>> begin RECORDED DATA
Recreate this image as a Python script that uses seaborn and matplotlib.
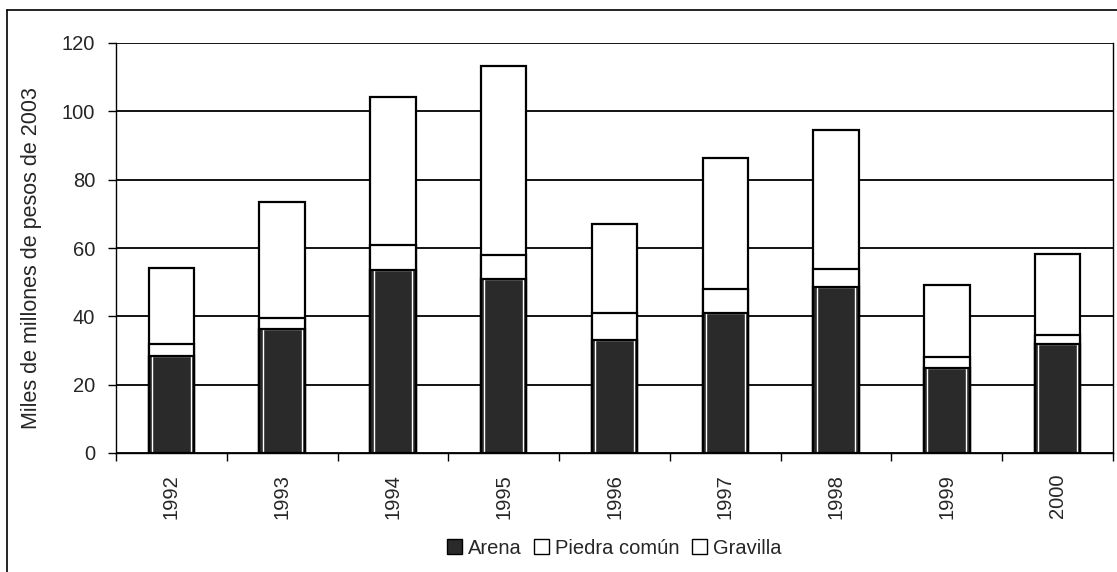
import matplotlib
matplotlib.use("Agg")
import matplotlib.pyplot as plt
import seaborn as sns
import pandas as pd
import numpy as np
from matplotlib.patches import Patch
from matplotlib.lines import Line2D
from matplotlib.ticker import FixedLocator

years = ["1992", "1993", "1994", "1995", "1996", "1997", "1998", "1999", "2000"]
arena = [28.5, 36.4, 53.5, 50.9, 33.2, 40.9, 48.5, 24.9, 31.9]
piedra = [3.5, 3.1, 7.5, 7.0, 7.8, 7.1, 5.3, 3.1, 2.5]
gravilla = [22.1, 33.9, 43.1, 55.3, 26.0, 38.4, 40.7, 21.1, 23.8]
series_names = ["Arena", "Piedra común", "Gravilla"]
y_ticks = [0, 20, 40, 60, 80, 100, 120]
ylabel = "Miles de millones de pesos de 2003"

sns.set_theme(style="white")
plt.rcParams["font.family"] = ["Liberation Sans", "DejaVu Sans"]

df = pd.DataFrame({"year": years, "arena": arena, "piedra": piedra, "gravilla": gravilla})
df["lvl1"] = df["arena"]
df["lvl2"] = df["arena"] + df["piedra"]
df["lvl3"] = df["lvl2"] + df["gravilla"]

fig = plt.figure(figsize=(11.17, 5.72), dpi=100)
ax = fig.add_axes([116 / 1117, 1 - 453 / 572, (1113 - 116) / 1117, (453 - 43) / 572])

arena_color = "#2a2a2a"
bw = 0.41
# totals and Piedra común (white), drawn back to front
for col in ["lvl3", "lvl2"]:
    sns.barplot(data=df, x="year", y=col, ax=ax, color="white", width=bw,
                edgecolor="black", linewidth=1.6, saturation=1)
# Arena: dark fill, thin inner white frame, black outline
sns.barplot(data=df, x="year", y="lvl1", ax=ax, color=arena_color, width=bw,
            edgecolor="none", linewidth=0, saturation=1)
sns.barplot(data=df, x="year", y="lvl1", ax=ax, fill=False, width=bw - 0.06,
            edgecolor="white", linewidth=1.0, saturation=1)
sns.barplot(data=df, x="year", y="lvl1", ax=ax, fill=False, width=bw,
            edgecolor="black", linewidth=1.6, saturation=1)

ax.set_ylim(0, 120)
ax.set_xlim(-0.5, len(years) - 0.5)
ax.set_yticks(y_ticks)
ax.yaxis.grid(True, color="black", linewidth=1.3)
ax.set_axisbelow(True)
for s in ["left", "right", "bottom"]:
    ax.spines[s].set_visible(True)
    ax.spines[s].set_color("black")
    ax.spines[s].set_linewidth(1.0)
ax.spines["top"].set_visible(False)

ax.tick_params(axis="y", length=6, width=1, color="black", left=True, pad=9, labelsize=14.5)
ax.tick_params(axis="x", which="major", length=0, pad=15, labelsize=14.5, rotation=90)
ax.xaxis.set_minor_locator(FixedLocator(np.arange(-0.5, len(years), 1.0)))
ax.tick_params(axis="x", which="minor", length=6, width=1, color="black", bottom=True)
ax.set_xlabel("")
ax.set_ylabel(ylabel, fontsize=15.5)
ax.yaxis.set_label_coords(-0.074, 0.476)

handles = [
    Patch(facecolor=arena_color, edgecolor="black", linewidth=1, label=series_names[0]),
    Patch(facecolor="white", edgecolor="black", linewidth=1, label=series_names[1]),
    Patch(facecolor="white", edgecolor="black", linewidth=1, label=series_names[2]),
]
fig.legend(handles=handles, loc="center", bbox_to_anchor=(614 / 1117, 1 - 548 / 572),
           ncol=3, frameon=False, fontsize=14.5, handlelength=0.75, handleheight=0.75,
           handletextpad=0.3, columnspacing=0.6)

# outer frame (top and left)
fig.add_artist(Line2D([7 / 1117, 1.0], [1 - 10 / 572, 1 - 10 / 572], color="black", linewidth=1.2,
                      transform=fig.transFigure))
fig.add_artist(Line2D([7 / 1117, 7 / 1117], [0.0, 1 - 10 / 572], color="black", linewidth=1.2,
                      transform=fig.transFigure))

fig.savefig("out.png", dpi=100)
>> end RECORDED DATA
**EXERCISE DETAILS:**
Extract all the data above exactly, excluding every picture.

**TASK SOLUTION:**
Recreate this image as a Python script that uses seaborn and matplotlib.
import matplotlib
matplotlib.use("Agg")
import matplotlib.pyplot as plt
import seaborn as sns
import pandas as pd
import numpy as np
from matplotlib.patches import Patch
from matplotlib.lines import Line2D
from matplotlib.ticker import FixedLocator

years = ["1992", "1993", "1994", "1995", "1996", "1997", "1998", "1999", "2000"]
arena = [28.5, 36.4, 53.5, 50.9, 33.2, 40.9, 48.5, 24.9, 31.9]
piedra = [3.5, 3.1, 7.5, 7.0, 7.8, 7.1, 5.3, 3.1, 2.5]
gravilla = [22.1, 33.9, 43.1, 55.3, 26.0, 38.4, 40.7, 21.1, 23.8]
series_names = ["Arena", "Piedra común", "Gravilla"]
y_ticks = [0, 20, 40, 60, 80, 100, 120]
ylabel = "Miles de millones de pesos de 2003"

sns.set_theme(style="white")
plt.rcParams["font.family"] = ["Liberation Sans", "DejaVu Sans"]

df = pd.DataFrame({"year": years, "arena": arena, "piedra": piedra, "gravilla": gravilla})
df["lvl1"] = df["arena"]
df["lvl2"] = df["arena"] + df["piedra"]
df["lvl3"] = df["lvl2"] + df["gravilla"]

fig = plt.figure(figsize=(11.17, 5.72), dpi=100)
ax = fig.add_axes([116 / 1117, 1 - 453 / 572, (1113 - 116) / 1117, (453 - 43) / 572])

arena_color = "#2a2a2a"
bw = 0.41
# totals and Piedra común (white), drawn back to front
for col in ["lvl3", "lvl2"]:
    sns.barplot(data=df, x="year", y=col, ax=ax, color="white", width=bw,
                edgecolor="black", linewidth=1.6, saturation=1)
# Arena: dark fill, thin inner white frame, black outline
sns.barplot(data=df, x="year", y="lvl1", ax=ax, color=arena_color, width=bw,
            edgecolor="none", linewidth=0, saturation=1)
sns.barplot(data=df, x="year", y="lvl1", ax=ax, fill=False, width=bw - 0.06,
            edgecolor="white", linewidth=1.0, saturation=1)
sns.barplot(data=df, x="year", y="lvl1", ax=ax, fill=False, width=bw,
            edgecolor="black", linewidth=1.6, saturation=1)

ax.set_ylim(0, 120)
ax.set_xlim(-0.5, len(years) - 0.5)
ax.set_yticks(y_ticks)
ax.yaxis.grid(True, color="black", linewidth=1.3)
ax.set_axisbelow(True)
for s in ["left", "right", "bottom"]:
    ax.spines[s].set_visible(True)
    ax.spines[s].set_color("black")
    ax.spines[s].set_linewidth(1.0)
ax.spines["top"].set_visible(False)

ax.tick_params(axis="y", length=6, width=1, color="black", left=True, pad=9, labelsize=14.5)
ax.tick_params(axis="x", which="major", length=0, pad=15, labelsize=14.5, rotation=90)
ax.xaxis.set_minor_locator(FixedLocator(np.arange(-0.5, len(years), 1.0)))
ax.tick_params(axis="x", which="minor", length=6, width=1, color="black", bottom=True)
ax.set_xlabel("")
ax.set_ylabel(ylabel, fontsize=15.5)
ax.yaxis.set_label_coords(-0.074, 0.476)

handles = [
    Patch(facecolor=arena_color, edgecolor="black", linewidth=1, label=series_names[0]),
    Patch(facecolor="white", edgecolor="black", linewidth=1, label=series_names[1]),
    Patch(facecolor="white", edgecolor="black", linewidth=1, label=series_names[2]),
]
fig.legend(handles=handles, loc="center", bbox_to_anchor=(614 / 1117, 1 - 548 / 572),
           ncol=3, frameon=False, fontsize=14.5, handlelength=0.75, handleheight=0.75,
           handletextpad=0.3, columnspacing=0.6)

# outer frame (top and left)
fig.add_artist(Line2D([7 / 1117, 1.0], [1 - 10 / 572, 1 - 10 / 572], color="black", linewidth=1.2,
                      transform=fig.transFigure))
fig.add_artist(Line2D([7 / 1117, 7 / 1117], [0.0, 1 - 10 / 572], color="black", linewidth=1.2,
                      transform=fig.transFigure))

fig.savefig("out.png", dpi=100)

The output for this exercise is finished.